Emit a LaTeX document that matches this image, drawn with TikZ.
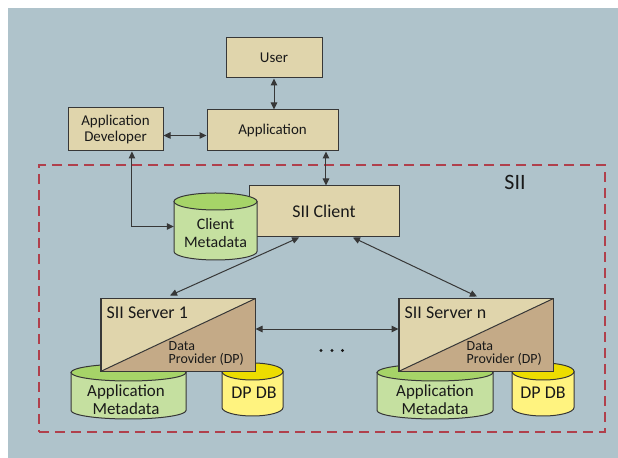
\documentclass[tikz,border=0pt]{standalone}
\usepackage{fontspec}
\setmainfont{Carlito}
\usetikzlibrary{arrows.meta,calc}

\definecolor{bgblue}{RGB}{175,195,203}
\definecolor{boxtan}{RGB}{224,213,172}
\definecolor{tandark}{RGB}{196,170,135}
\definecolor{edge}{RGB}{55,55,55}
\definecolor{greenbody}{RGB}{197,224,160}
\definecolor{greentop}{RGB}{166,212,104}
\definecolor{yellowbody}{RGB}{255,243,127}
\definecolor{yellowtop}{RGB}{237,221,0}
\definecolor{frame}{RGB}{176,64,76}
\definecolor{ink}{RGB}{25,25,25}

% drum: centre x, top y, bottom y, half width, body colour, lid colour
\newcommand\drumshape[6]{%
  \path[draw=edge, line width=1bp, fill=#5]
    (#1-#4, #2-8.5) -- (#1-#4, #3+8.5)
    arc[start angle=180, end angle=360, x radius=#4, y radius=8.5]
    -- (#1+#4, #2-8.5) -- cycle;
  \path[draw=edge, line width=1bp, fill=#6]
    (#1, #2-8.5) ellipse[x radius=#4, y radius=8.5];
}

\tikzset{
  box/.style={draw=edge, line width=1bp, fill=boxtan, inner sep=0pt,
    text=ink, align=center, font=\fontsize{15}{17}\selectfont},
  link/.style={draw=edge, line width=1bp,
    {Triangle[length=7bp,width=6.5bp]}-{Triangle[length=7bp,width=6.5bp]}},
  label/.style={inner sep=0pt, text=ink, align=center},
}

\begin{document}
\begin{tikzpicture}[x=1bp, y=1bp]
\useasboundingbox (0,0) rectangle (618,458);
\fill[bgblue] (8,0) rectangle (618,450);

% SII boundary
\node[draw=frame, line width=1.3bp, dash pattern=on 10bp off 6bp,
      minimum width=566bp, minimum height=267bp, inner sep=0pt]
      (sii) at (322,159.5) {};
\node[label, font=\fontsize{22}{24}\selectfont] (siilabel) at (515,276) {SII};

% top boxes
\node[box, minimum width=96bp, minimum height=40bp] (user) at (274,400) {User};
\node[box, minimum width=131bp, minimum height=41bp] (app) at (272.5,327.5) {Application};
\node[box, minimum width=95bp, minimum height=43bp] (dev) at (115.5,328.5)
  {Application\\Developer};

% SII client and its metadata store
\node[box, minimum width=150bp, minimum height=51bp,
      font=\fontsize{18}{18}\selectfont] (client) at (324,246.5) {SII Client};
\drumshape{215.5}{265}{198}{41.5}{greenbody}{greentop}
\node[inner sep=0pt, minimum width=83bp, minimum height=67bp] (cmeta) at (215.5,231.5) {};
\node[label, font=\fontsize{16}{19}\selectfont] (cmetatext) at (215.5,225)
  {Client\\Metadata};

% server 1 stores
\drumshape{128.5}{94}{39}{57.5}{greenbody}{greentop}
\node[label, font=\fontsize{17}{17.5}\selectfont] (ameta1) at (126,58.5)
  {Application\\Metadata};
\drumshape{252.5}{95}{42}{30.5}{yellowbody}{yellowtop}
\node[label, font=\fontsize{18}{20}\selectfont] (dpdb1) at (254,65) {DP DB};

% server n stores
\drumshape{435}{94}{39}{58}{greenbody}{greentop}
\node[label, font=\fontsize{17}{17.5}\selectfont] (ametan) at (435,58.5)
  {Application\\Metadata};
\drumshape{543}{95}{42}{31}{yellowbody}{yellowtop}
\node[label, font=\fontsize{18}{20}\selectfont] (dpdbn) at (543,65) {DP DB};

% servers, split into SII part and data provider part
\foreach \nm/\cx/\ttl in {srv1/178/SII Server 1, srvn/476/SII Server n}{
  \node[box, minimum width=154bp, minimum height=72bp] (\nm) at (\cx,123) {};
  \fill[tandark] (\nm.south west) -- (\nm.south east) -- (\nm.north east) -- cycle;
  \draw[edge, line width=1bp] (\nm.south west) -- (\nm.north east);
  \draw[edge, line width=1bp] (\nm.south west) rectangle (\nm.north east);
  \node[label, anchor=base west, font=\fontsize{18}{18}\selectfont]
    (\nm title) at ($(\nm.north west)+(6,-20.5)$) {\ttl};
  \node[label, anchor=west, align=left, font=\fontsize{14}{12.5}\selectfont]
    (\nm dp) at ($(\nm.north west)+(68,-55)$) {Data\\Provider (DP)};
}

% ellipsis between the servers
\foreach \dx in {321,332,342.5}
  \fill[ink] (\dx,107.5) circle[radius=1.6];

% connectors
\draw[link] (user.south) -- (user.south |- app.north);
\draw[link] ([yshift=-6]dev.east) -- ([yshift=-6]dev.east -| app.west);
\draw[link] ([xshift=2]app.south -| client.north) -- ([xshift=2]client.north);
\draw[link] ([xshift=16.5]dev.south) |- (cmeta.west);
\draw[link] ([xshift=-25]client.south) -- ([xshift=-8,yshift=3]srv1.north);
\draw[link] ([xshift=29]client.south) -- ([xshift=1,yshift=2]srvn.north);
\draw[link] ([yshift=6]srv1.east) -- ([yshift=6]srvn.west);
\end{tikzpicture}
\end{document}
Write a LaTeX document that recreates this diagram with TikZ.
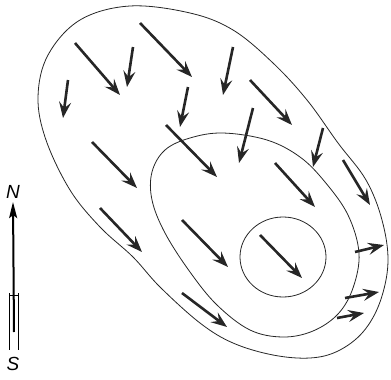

THE TASK: Extract all the entries word for word; omit any pictures.

FINAL RESULT:
Emit a LaTeX document that matches this image, drawn with TikZ.
\documentclass[tikz,border=0pt]{standalone}
\usepackage{fontspec}
\setmainfont{Carlito}
\usetikzlibrary{arrows.meta,calc}

\definecolor{bgblue}{RGB}{175,195,203}
\definecolor{boxtan}{RGB}{224,213,172}
\definecolor{tandark}{RGB}{196,170,135}
\definecolor{edge}{RGB}{55,55,55}
\definecolor{greenbody}{RGB}{197,224,160}
\definecolor{greentop}{RGB}{166,212,104}
\definecolor{yellowbody}{RGB}{255,243,127}
\definecolor{yellowtop}{RGB}{237,221,0}
\definecolor{frame}{RGB}{176,64,76}
\definecolor{ink}{RGB}{25,25,25}

% drum: centre x, top y, bottom y, half width, body colour, lid colour
\newcommand\drumshape[6]{%
  \path[draw=edge, line width=1bp, fill=#5]
    (#1-#4, #2-8.5) -- (#1-#4, #3+8.5)
    arc[start angle=180, end angle=360, x radius=#4, y radius=8.5]
    -- (#1+#4, #2-8.5) -- cycle;
  \path[draw=edge, line width=1bp, fill=#6]
    (#1, #2-8.5) ellipse[x radius=#4, y radius=8.5];
}

\tikzset{
  box/.style={draw=edge, line width=1bp, fill=boxtan, inner sep=0pt,
    text=ink, align=center, font=\fontsize{15}{17}\selectfont},
  link/.style={draw=edge, line width=1bp,
    {Triangle[length=7bp,width=6.5bp]}-{Triangle[length=7bp,width=6.5bp]}},
  label/.style={inner sep=0pt, text=ink, align=center},
}

\begin{document}
\begin{tikzpicture}[x=1bp, y=1bp]
\useasboundingbox (0,0) rectangle (618,458);
\fill[bgblue] (8,0) rectangle (618,450);

% SII boundary
\node[draw=frame, line width=1.3bp, dash pattern=on 10bp off 6bp,
      minimum width=566bp, minimum height=267bp, inner sep=0pt]
      (sii) at (322,159.5) {};
\node[label, font=\fontsize{22}{24}\selectfont] (siilabel) at (515,276) {SII};

% top boxes
\node[box, minimum width=96bp, minimum height=40bp] (user) at (274,400) {User};
\node[box, minimum width=131bp, minimum height=41bp] (app) at (272.5,327.5) {Application};
\node[box, minimum width=95bp, minimum height=43bp] (dev) at (115.5,328.5)
  {Application\\Developer};

% SII client and its metadata store
\node[box, minimum width=150bp, minimum height=51bp,
      font=\fontsize{18}{18}\selectfont] (client) at (324,246.5) {SII Client};
\drumshape{215.5}{265}{198}{41.5}{greenbody}{greentop}
\node[inner sep=0pt, minimum width=83bp, minimum height=67bp] (cmeta) at (215.5,231.5) {};
\node[label, font=\fontsize{16}{19}\selectfont] (cmetatext) at (215.5,225)
  {Client\\Metadata};

% server 1 stores
\drumshape{128.5}{94}{39}{57.5}{greenbody}{greentop}
\node[label, font=\fontsize{17}{17.5}\selectfont] (ameta1) at (126,58.5)
  {Application\\Metadata};
\drumshape{252.5}{95}{42}{30.5}{yellowbody}{yellowtop}
\node[label, font=\fontsize{18}{20}\selectfont] (dpdb1) at (254,65) {DP DB};

% server n stores
\drumshape{435}{94}{39}{58}{greenbody}{greentop}
\node[label, font=\fontsize{17}{17.5}\selectfont] (ametan) at (435,58.5)
  {Application\\Metadata};
\drumshape{543}{95}{42}{31}{yellowbody}{yellowtop}
\node[label, font=\fontsize{18}{20}\selectfont] (dpdbn) at (543,65) {DP DB};

% servers, split into SII part and data provider part
\foreach \nm/\cx/\ttl in {srv1/178/SII Server 1, srvn/476/SII Server n}{
  \node[box, minimum width=154bp, minimum height=72bp] (\nm) at (\cx,123) {};
  \fill[tandark] (\nm.south west) -- (\nm.south east) -- (\nm.north east) -- cycle;
  \draw[edge, line width=1bp] (\nm.south west) -- (\nm.north east);
  \draw[edge, line width=1bp] (\nm.south west) rectangle (\nm.north east);
  \node[label, anchor=base west, font=\fontsize{18}{18}\selectfont]
    (\nm title) at ($(\nm.north west)+(6,-20.5)$) {\ttl};
  \node[label, anchor=west, align=left, font=\fontsize{14}{12.5}\selectfont]
    (\nm dp) at ($(\nm.north west)+(68,-55)$) {Data\\Provider (DP)};
}

% ellipsis between the servers
\foreach \dx in {321,332,342.5}
  \fill[ink] (\dx,107.5) circle[radius=1.6];

% connectors
\draw[link] (user.south) -- (user.south |- app.north);
\draw[link] ([yshift=-6]dev.east) -- ([yshift=-6]dev.east -| app.west);
\draw[link] ([xshift=2]app.south -| client.north) -- ([xshift=2]client.north);
\draw[link] ([xshift=16.5]dev.south) |- (cmeta.west);
\draw[link] ([xshift=-25]client.south) -- ([xshift=-8,yshift=3]srv1.north);
\draw[link] ([xshift=29]client.south) -- ([xshift=1,yshift=2]srvn.north);
\draw[link] ([yshift=6]srv1.east) -- ([yshift=6]srvn.west);
\end{tikzpicture}
\end{document}
Write a LaTeX document that recreates this diagram with TikZ.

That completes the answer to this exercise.